I’ve found a few extra categories that should also be considered.

Marie Kondo’s Missing Miscellaneous Categories

After I’d finished Kondo’s categories, I walked around the house and visited every drawer, looking for items that I hadn’t yet considered. Do these “spark joy”? Are these part of a whole new category I need to consider? Here are my additional categories.

  1. Holiday decorations
  2. Wrapping paper & ribbons
  3. Kids’ toys
  4. Wall furnishings (framed photos and paintings)
  5. Furniture
  6. Pet supplies
  7. Linens/blankets
  8. Towels
  9. Magnets (yes, we have a ton of magnets)
  10. Craft supplies
  11. Sports/Hobby equipment (each sport and hobby needs to be considered separately)
  12. Outgrown baby/children’s supplies
  13. Games/Cards

These are my missing miscellaneous categories. What are yours?


  1. You have the best blog posts I’ve found summarizing the Konmari methods! So organized and easy to read. Thank you. (Helpful because I returned the book to the library after I read it.) I’m really glad you listed these extra miscellaneous categories because I have the same ones!

    The hardest one for me is outgrown baby clothes as we might have more kids and not only are they expensive but I dread the idea of re-buying all the baby paraphernalia.

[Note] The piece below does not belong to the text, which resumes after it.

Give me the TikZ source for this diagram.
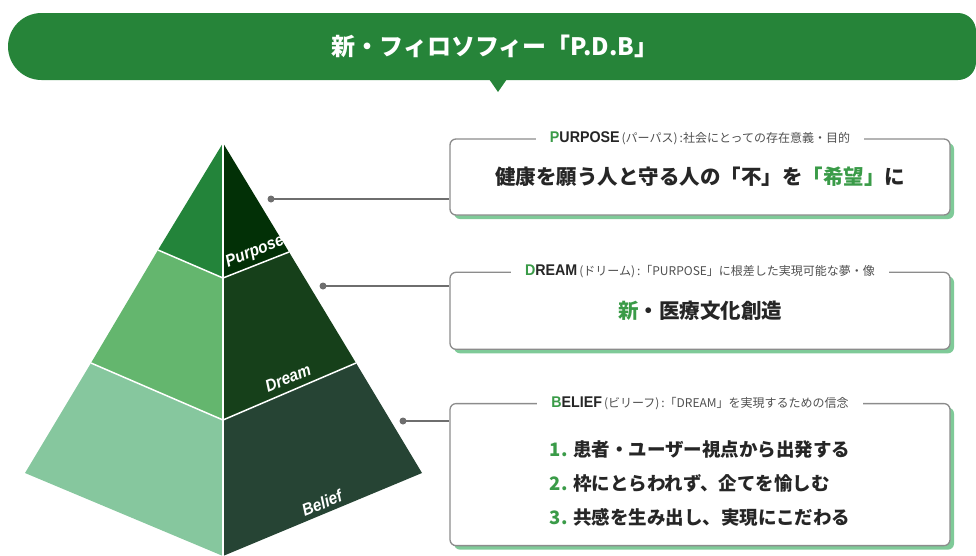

    • Thank you, Kelsey! I had the baby clothes issue too. You can probably still go through and ask yourself if each item sparks joy, because people will probably still buy you a couple new outfits for the next baby. I also think these fall into the category of, “don’t love, but need”, so just keep them and don’t feel guilty about it. You could also give them to a sibling or good friend who has a baby with the understanding that you might need them back. I eventually got to a point after my second daughter was three that I realized I was done. I got rid of the clothes at that point. 🙂

  2. Thank you for posting these additional categories! I am in the process of (rather leisurely) going through the Konmari Method. So far I’ve completed the clothing, books, papers, CDs, skin care products, and make up. The categories you have added are helpful because they are small enough to be tackled even on days when I want to make progress, but don’t want to devote half a day to the project.